1936 – 1939 · Spain vs Nazi Germany vs Fascist Italy vs Soviet Union
Right-wing General Franco rebelled (1936) against Spain's republic, sparking a three-year civil war that foreshadowed WWII's ideological conflict.
Spain's Second Republic (1931-1939) faced right-wing opposition from the military, church, and aristocracy. General Francisco Franco led a military rebellion (July 1936). The republic's forces (mix of left-wingers, republicans, anarchists) fought the fascist nationalist forces. Foreign powers intervened: Germany and Italy sent planes, tanks, and soldiers to Franco; Soviet Union sent aid to the republic; 35,000+ volunteers from around the world joined International Brigades supporting the republic. The war lasted three years; Franco's forces gradually prevailed through superior organization and foreign support. By 1939, Franco's fascist regime took power. Estimates: 300,000-1 million died; 250,000+ died in Franco's post-war repression.

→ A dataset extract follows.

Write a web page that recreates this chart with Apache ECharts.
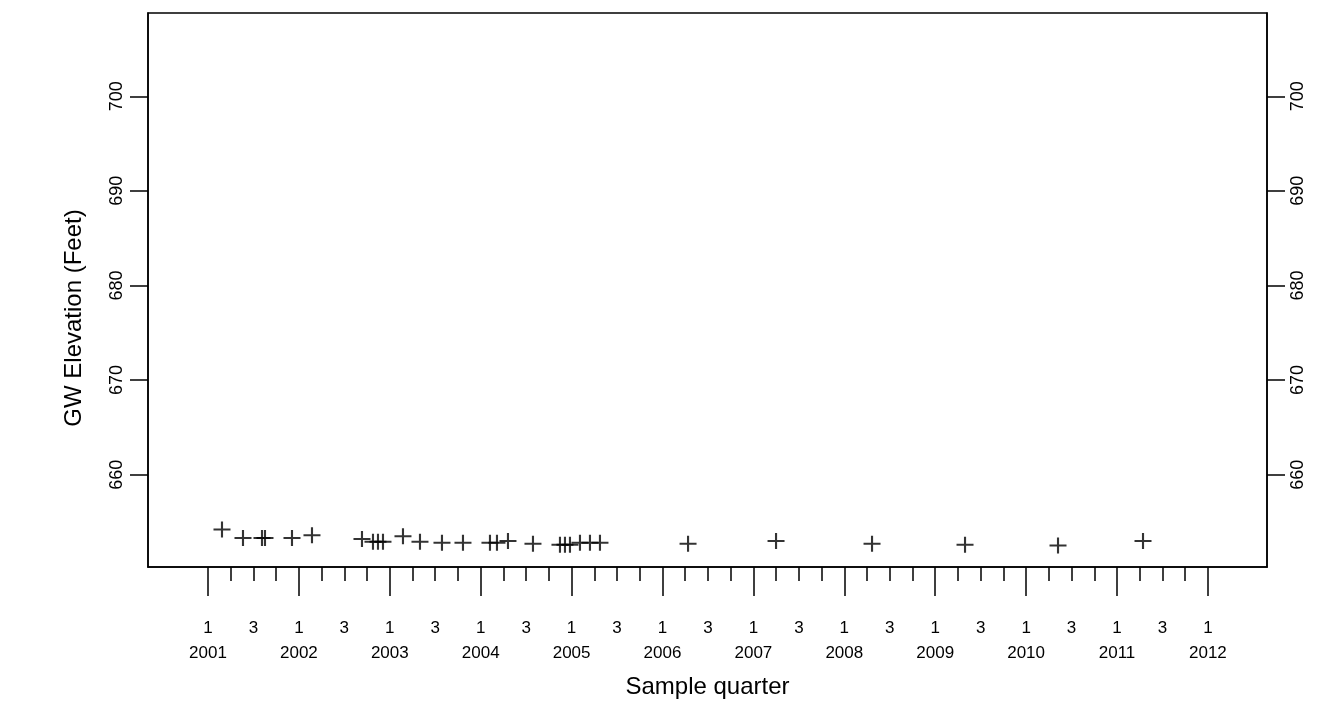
<!DOCTYPE html>
<html>
<head>
<meta charset="utf-8">
<script src="https://cdn.jsdelivr.net/npm/echarts@6/dist/echarts.min.js"></script>
<style>
html,body{margin:0;padding:0;background:#fff;}
#chart{width:1322px;height:711px;}
</style>
</head>
<body>
<div id="chart"></div>
<script>
// Sample dates as decimal years (quarter scale) and GW elevations (feet)
const sampleDates = [
  2001.154, 2001.385, 2001.594, 2001.627, 2001.924, 2002.144, 2002.694, 2002.815,
  2002.870, 2002.925, 2003.145, 2003.332, 2003.574, 2003.805, 2004.102, 2004.179,
  2004.300, 2004.575, 2004.872, 2004.927, 2004.982, 2005.092, 2005.202, 2005.312,
  2006.281, 2007.249, 2008.305, 2009.328, 2010.351, 2011.286
];
const gwElevation = [
  654.2, 653.3, 653.3, 653.3, 653.3, 653.6, 653.2, 652.9,
  652.9, 652.9, 653.5, 652.9, 652.8, 652.8, 652.8, 652.8,
  653.0, 652.7, 652.6, 652.6, 652.6, 652.8, 652.8, 652.8,
  652.7, 653.0, 652.7, 652.6, 652.5, 653.0
];
const yTicks = [660, 670, 680, 690, 700];
const years = [2001, 2002, 2003, 2004, 2005, 2006, 2007, 2008, 2009, 2010, 2011, 2012];
const quarterLabels = ['1', '3'];
const yTitle = 'GW Elevation (Feet)';
const xTitle = 'Sample quarter';

const xMin = 2000.34, xMax = 2012.65;
const yMin = 650.24, yMax = 708.8;

const lastYear = years[years.length - 1];
const quarterTicks = [];
const labelValues = [];
years.forEach(function (yr) {
  [0, 0.25, 0.5, 0.75].forEach(function (q) {
    if (yr + q <= lastYear) quarterTicks.push(yr + q);
  });
  labelValues.push(yr);
  if (yr + 0.5 <= lastYear) labelValues.push(yr + 0.5);
});

const FONT = '"Liberation Sans", Arial, Helvetica, sans-serif';
const data = sampleDates.map(function (d, i) { return [d, gwElevation[i]]; });

function xLabel(v) {
  const yr = Math.floor(v + 1e-6);
  const isQ1 = Math.abs(v - yr) < 1e-6;
  if (isQ1) return '{q|' + quarterLabels[0] + '}\n{y|' + yr + '}';
  return '{q|' + quarterLabels[1] + '}';
}

const chart = echarts.init(document.getElementById('chart'), null, {renderer: 'canvas'});
const baseLine = {show: true, onZero: false, lineStyle: {color: '#000', width: 1.5}};
chart.setOption({
  animation: false,
  backgroundColor: '#fff',
  textStyle: {fontFamily: FONT, color: '#000'},
  grid: {
    left: 148, right: 55, top: 13, bottom: 144,
    show: true, borderColor: '#000', borderWidth: 1.5, backgroundColor: 'transparent'
  },
  graphic: [{
    type: 'text',
    x: 74, y: 318,
    rotation: Math.PI / 2,
    style: {
      text: yTitle, fill: '#000',
      font: '24px "Liberation Sans", Arial, sans-serif',
      textAlign: 'center', textVerticalAlign: 'middle'
    }
  }],
  xAxis: [
    {
      type: 'value', min: xMin, max: xMax, position: 'bottom',
      name: xTitle, nameLocation: 'middle', nameGap: 108,
      nameTextStyle: {fontFamily: FONT, fontSize: 24, color: '#000'},
      axisLine: baseLine,
      splitLine: {show: false},
      axisTick: {show: true, length: 14, customValues: quarterTicks, lineStyle: {color: '#000', width: 1.5}},
      axisLabel: {
        show: true, customValues: labelValues, margin: 50,
        formatter: xLabel,
        rich: {
          q: {fontFamily: FONT, fontSize: 17, color: '#000', lineHeight: 22, align: 'center'},
          y: {fontFamily: FONT, fontSize: 17, color: '#000', lineHeight: 28, align: 'center'}
        }
      }
    },
    {
      type: 'value', min: xMin, max: xMax, position: 'bottom',
      axisLine: {show: false},
      splitLine: {show: false},
      axisTick: {show: true, length: 29, customValues: years, lineStyle: {color: '#000', width: 1.5}},
      axisLabel: {show: false}
    }
  ],
  yAxis: [
    {
      type: 'value', min: yMin, max: yMax, position: 'left',
      axisLine: baseLine,
      splitLine: {show: false},
      axisTick: {show: true, length: 18, customValues: yTicks, lineStyle: {color: '#000', width: 1.5}},
      axisLabel: {show: true, customValues: yTicks, rotate: 90, margin: 22,
        fontFamily: FONT, fontSize: 18, color: '#000'}
    },
    {
      type: 'value', min: yMin, max: yMax, position: 'right',
      axisLine: baseLine,
      splitLine: {show: false},
      axisTick: {show: true, length: 18, customValues: yTicks, lineStyle: {color: '#000', width: 1.5}},
      axisLabel: {show: true, customValues: yTicks, rotate: 90, margin: 22,
        fontFamily: FONT, fontSize: 18, color: '#000'}
    }
  ],
  series: [{
    type: 'scatter',
    xAxisIndex: 0, yAxisIndex: 0,
    data: data,
    symbol: 'path://M0,7L7,7L7,0L9,0L9,7L16,7L16,9L9,9L9,16L7,16L7,9L0,9Z',
    symbolSize: [17, 16],
    itemStyle: {color: '#000'},
    z: 5
  }]
});
</script>
</body>
</html>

The Spanish Civil War was a proxy battle between fascism and anti-fascism, foreshadowing WWII's ideological lines. German and Italian intervention gave them testing grounds for weapons and tactics. Soviet intervention was less effective, partly due to Stalin's paranoia (he killed Spanish communist leaders). The war's defeat demoralized democratic and leftist movements globally. Franco's 36-year dictatorship (1939-1975) repressed the left and enforced Catholic traditionalism. The war displaced millions and traumatized Spanish society. Spanish memory of the civil war influenced post-Franco politics (Transition to democracy emphasized forgetting, not justice—a contentious approach). Modern Spain's regional movements (Basque, Catalan) partly trace to Franco's suppression of regional identities.